We recently made our annual pilgrimage from New York back to Italy, and I’m going to categorically state you cannot eat in ‘the Mediterranean way’ unless you actually live near the Mediterranean. I swear, immediately upon landing in Rome’s god awful Fiumicino airport, our diet improved. As long as you count a good cappuccino as part of the Med Diet.

The next day we went grocery shopping to fill our empty kitchen.

The sheer variety of vegetables, at an affordable prices, was like being let loose in the candy store. We’re at the tail end of spring peas and fava season, and sadly the artichokes were over. But there was raddichio, green beans, multiple kinds of onions, eggplant, peppers, cucumbers and even some decent tomatoes already coming out of Sicily that made my heart sing.

Fresh eggs

We’re also back in the land of fresh eggs.

There is no comparison whatsoever between fresh eggs and U.S. ‘cage free’ eggs. These fresh eggs come in all different sizes, the yokes are varying shades of warm marigold, and the flavor is robust. Our friend Quinto just gave us a bagful of eggs. Here, they are a welcome and respected gift. Can you imagine going to dinner at a friend’s house in the States & handing them a carton of eggs as a gift??

Zuppa del Verziere
Zuppa del Verziere

I pour olive oil on everything, with abandon. There are multiple bottles in my kitchen, with very different flavors. Some come from our friend’s trees, which makes them even more of a treat to use. And yes, they can be ‘expensive’, but not mind-boggling, just mindfully expensive.

Lentils, farro, and beans are an everyday occurrence. Not a food trend.

Our neighbor Sergio served a big red bean the other day, and it literally tasted like it had soft mashed potatoes inside. It was delicious!

The Mediterranean diet involves a set of skills, knowledge, rituals, symbols and traditions concerning crops, harvesting, fishing, animal husbandry, conservation, processing, cooking, and particularly the sharing and consumption of food.-UNESCO

And there is fish. Not as much as before, and it costs more, but fresh and delicious. I couldn’t wait to eat those tiny fish that are either fried whole or grilled.
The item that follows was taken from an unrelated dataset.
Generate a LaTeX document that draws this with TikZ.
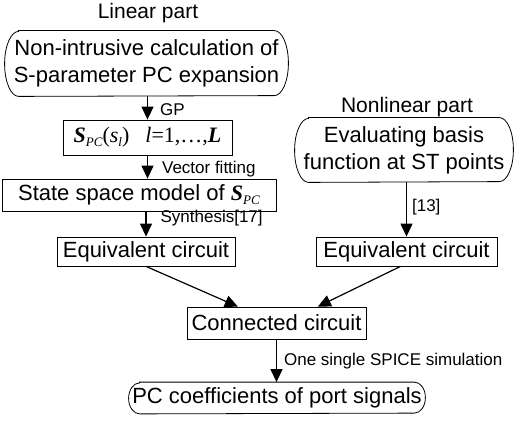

You would need to be a very rich person to eat like this in the States.

If you could even find the products and produce.  I’m not simply singing the praises of Italian ingredients; I’m arguing that you cannot export this ‘diet’. That’s because it’s not a diet, it is very much a life style and does not marry well with the abundance of season-less prepared and convenience foods that are taking over the supermarket offerings. And the Mediterranean diet in the winter months is as lean as you would expect: lots of potatoes and grains and a paucity of fresh vegetables.

Which is not to say you shouldn’t try to eat fresh and healthy (whatever healthy means), but it is saying that if you want to eat Mediterranean then you need to live close by. It’s as simple as that.